Wednesday, June 7, 2023

Review: The Burning Air, by Eugene Mirabelli

The Burning Air, by Eugene Mirabelli

a review by Rich Horton

Eugene Mirabelli was born in Massachusetts in 1931 -- same state, a month earlier than my father. He became a professor of literture, and wrote his thesis on Faulkner, and taught for a few years. His first novel, The Burning Air, was published in 1959, and a few more followed. He married Margaret Black in 1959, and they had three children, and Gene published three novels. She worked as an editor, and after Gene stopped teaching he worked for a left wing weekly, and returned to academia later. More novels such as The Language Nobody Speaks (reviewed here) and The Goddess in Love with a Horse followed. Margaret died suddenly in 2010, and Renato the Painter was published soon afterwards. In 2003 he had published a very fine story in F&SF, "The Only Known Jump Across Time", and several other SF and Fantasy stories followed, in F&SF, Asimov's, and Not One of Us. (I reprinted three of these stories, in my Best of the Year volumes and in Lightspeed.) Gene is still alive at 92.

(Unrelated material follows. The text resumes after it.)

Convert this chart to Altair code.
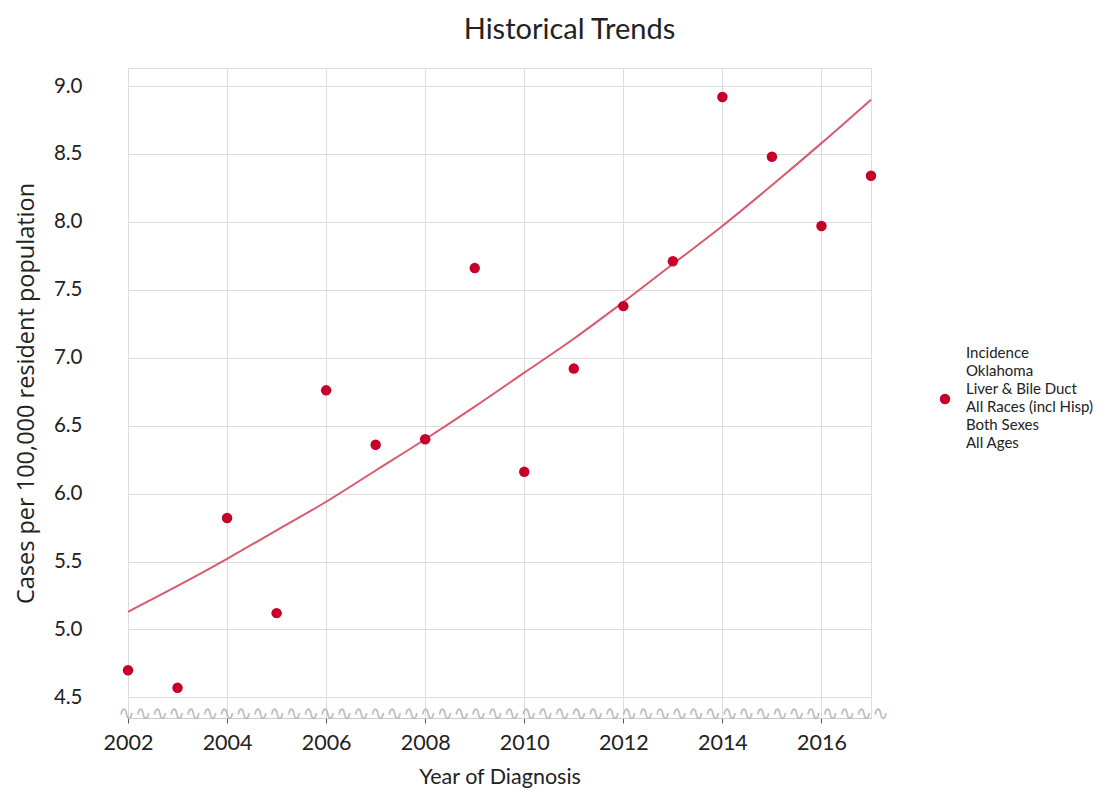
import altair as alt
import pandas as pd

years = list(range(2002, 2018))
rates = [4.70, 4.57, 5.82, 5.12, 6.76, 6.36, 6.40, 7.66, 6.16, 6.92, 7.38, 7.71, 8.92, 8.48, 7.97, 8.34]
trend = [5.13, 5.32, 5.52, 5.73, 5.94, 6.17, 6.40, 6.64, 6.89, 7.14, 7.41, 7.69, 7.97, 8.27, 8.58, 8.90]
legend_lines = ["Incidence", "Oklahoma", "Liver & Bile Duct", "All Races (incl Hisp)", "Both Sexes", "All Ages"]
x_ticks = [2002, 2004, 2006, 2008, 2010, 2012, 2014, 2016]
y_ticks = [4.5, 5.0, 5.5, 6.0, 6.5, 7.0, 7.5, 8.0, 8.5, 9.0]

df = pd.DataFrame({"year": years, "rate": rates, "trend": trend})

POINT = "#c4002b"
LINE = "#d95a6c"
GRID = "#dcdcdc"
TXT = "#222222"

xs = alt.Scale(domain=[2002, 2017], nice=False, zero=False)
ys = alt.Scale(domain=[4.348, 9.133], nice=False, zero=False)

xaxis = alt.Axis(values=x_ticks, format="d", title="Year of Diagnosis", grid=True, gridColor=GRID,
                 ticks=True, tickColor="#555", tickSize=5, domain=True, domainColor="#cccccc",
                 labelFont="Lato", labelFontSize=21.5, labelColor=TXT, labelPadding=9,
                 labelFlush=False,
                 titleFont="Lato", titleFontSize=21.5, titleFontWeight="normal", titleColor=TXT,
                 titlePadding=13)
yaxis = alt.Axis(values=y_ticks, format=".1f", title="Cases per 100,000 resident population",
                 grid=True, gridColor=GRID, ticks=False, domain=False,
                 labelFont="Lato", labelFontSize=20.5, labelColor=TXT, labelPadding=46,
                 titleFont="Open Sans", titleFontSize=23.5, titleFontWeight="normal", titleColor=TXT,
                 titlePadding=15)

base = alt.Chart(df)

line = base.mark_line(color=LINE, strokeWidth=2, interpolate="monotone").encode(
    x=alt.X("year:Q", scale=xs, axis=xaxis),
    y=alt.Y("trend:Q", scale=ys, axis=yaxis),
)

points = base.mark_circle(size=110, opacity=1, color=POINT).encode(
    x=alt.X("year:Q", scale=xs),
    y=alt.Y("rate:Q", scale=ys),
)

wave = alt.Chart(pd.DataFrame({"w": ["∿" * 46]})).mark_text(
    font="DejaVu Sans", fontSize=20, color="#bbbbbb", align="center", baseline="middle"
).encode(
    x=alt.datum(2009.58, scale=xs),
    y=alt.datum(4.376, scale=ys),
    text="w:N",
)

legend_df = pd.DataFrame({"k": [0]})
legend_dot = alt.Chart(legend_df).mark_circle(size=110, opacity=1, color=POINT).encode(
    x=alt.value(817), y=alt.value(331)
)
legend_text = alt.Chart(legend_df).mark_text(
    font="Lato", fontSize=15, color=TXT, align="left", baseline="middle", lineHeight=18
).encode(
    x=alt.value(838), y=alt.value(285), text=alt.value(legend_lines)
)

chart = alt.layer(line, wave, points, legend_dot, legend_text).properties(
    width=743, height=650,
    title=alt.TitleParams("Historical Trends", font="Lato", fontSize=29, fontWeight="normal",
                          color=TXT, anchor="middle", dx=70, offset=23),
    autosize=alt.AutoSizeParams(type="none"),
    padding={"left": 120, "top": 60, "right": 225, "bottom": 77},
).configure_view(stroke=GRID)

chart.save("out.html", embed_options={"renderer": "svg", "actions": False})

I think his SF/F stories from the decade between 2003 and 2013 are remarkable and deserve a collection. I decided to explore his non-SF work a few years ago, and I read The Language Nobody Speaks (1999), an erotically charged and quite effective book, reviewed here. Just a couple of months ago I saw a post about the paperback edition of The Burning Air, which, not unusually for paperbacks in that era, emphasized the erotic aspects of the novel (which are present, but hardly in a sleazy way.) (The cover, which is really not sleazy at all, is by the great Robert McGinnis, and it's fairly faithful to the novel except giving Giulia blond hair.) I looked for a copy to try, and bought the first edition, and I've finally read it. 

It's a short novel, just under 40,000 words. It's told by a young man named George, who is visiting his girlfriend Giulia Molla's parents for the first time, with the intention of getting their approval for the couple to marry. But the novel's first sentence tells us how it's going to end: "The last time I saw Guilia was at the train station in Bayfield." The rest of the book tells the story of a seemingly rather nice weekend, but over it all hangs a sort of dread as the reader knows that George and Guilia's relationship is doomed.

Both young people are Italian-Americans, nominally Catholic, well-educated. There may be hints to fissures early in some of that -- does George's name as opposed to Giulia's hint his family is more assimilated? (After all Giulia's grandmother insists on calling him Giorgio -- but also, Giulia's teenaged brother is named Michael. And, we learn eventually, the Molla's have been in the US much longer than George's family.) George may have been raised Catholic, but he never goes to Mass, and indeed Giulia conspires to skip Mass this weekend. As for education, George is working as a free-lance journalist, but vows to get a teaching job if his finances remain vulnerable; while Giulia has a chance for a graduate fellowship in Italy, which her mother desperately wants her to attend. But there are other issues -- the couple have been dating for about three years, but for a period they had broken up, and Giulia had had another boyfriend, of whom George is very jealous. They are sleeping together -- and they take the chance to make love a couple of times over the weekend -- but it's clear they feel a bit guilty about doing this knowing that Giulia's mother and grandmother, at least, are very opposed to premarital sex.

The weekend involves some awkward conversations between George and the rest of Giulia's family -- as he helps her father do yard work (and fixes the lawnmower), as he washes some dishes, goes to the beach with Giulia and Michael, visits with married friends of Giulia, shares a big family dinner, and as the two tell Mr and Mrs Molla of their plans to marry. Mr Molla gives his approval though Mrs Molla is clearly against it. But Giulia and George are determined, almost to the point of eloping. And in the end -- which is ambiguous in a sense but clearly a true end as the first sentence indicates -- it seems that the real problem is with George himself.

This is a fine first novel, though I'd say clearly a first novel, and not wholly successful. The structure is elegant, but the long middle does drag just a bit, though the events portrayed are all important. The conclusion is strong and moving, as George seems to ultimately shy away from trusting himself. This isn't by any means Mirabelli's best work, but it's a good debut that presaged a strong and varied career -- though I'm not sure Mirabelli's novels ever had broad commercial success.


  1. I enjoyed reading Rich Horton's review of The Burning Air, which I wrote maybe 64 or 65 years ago. How do I get in touch with Rich?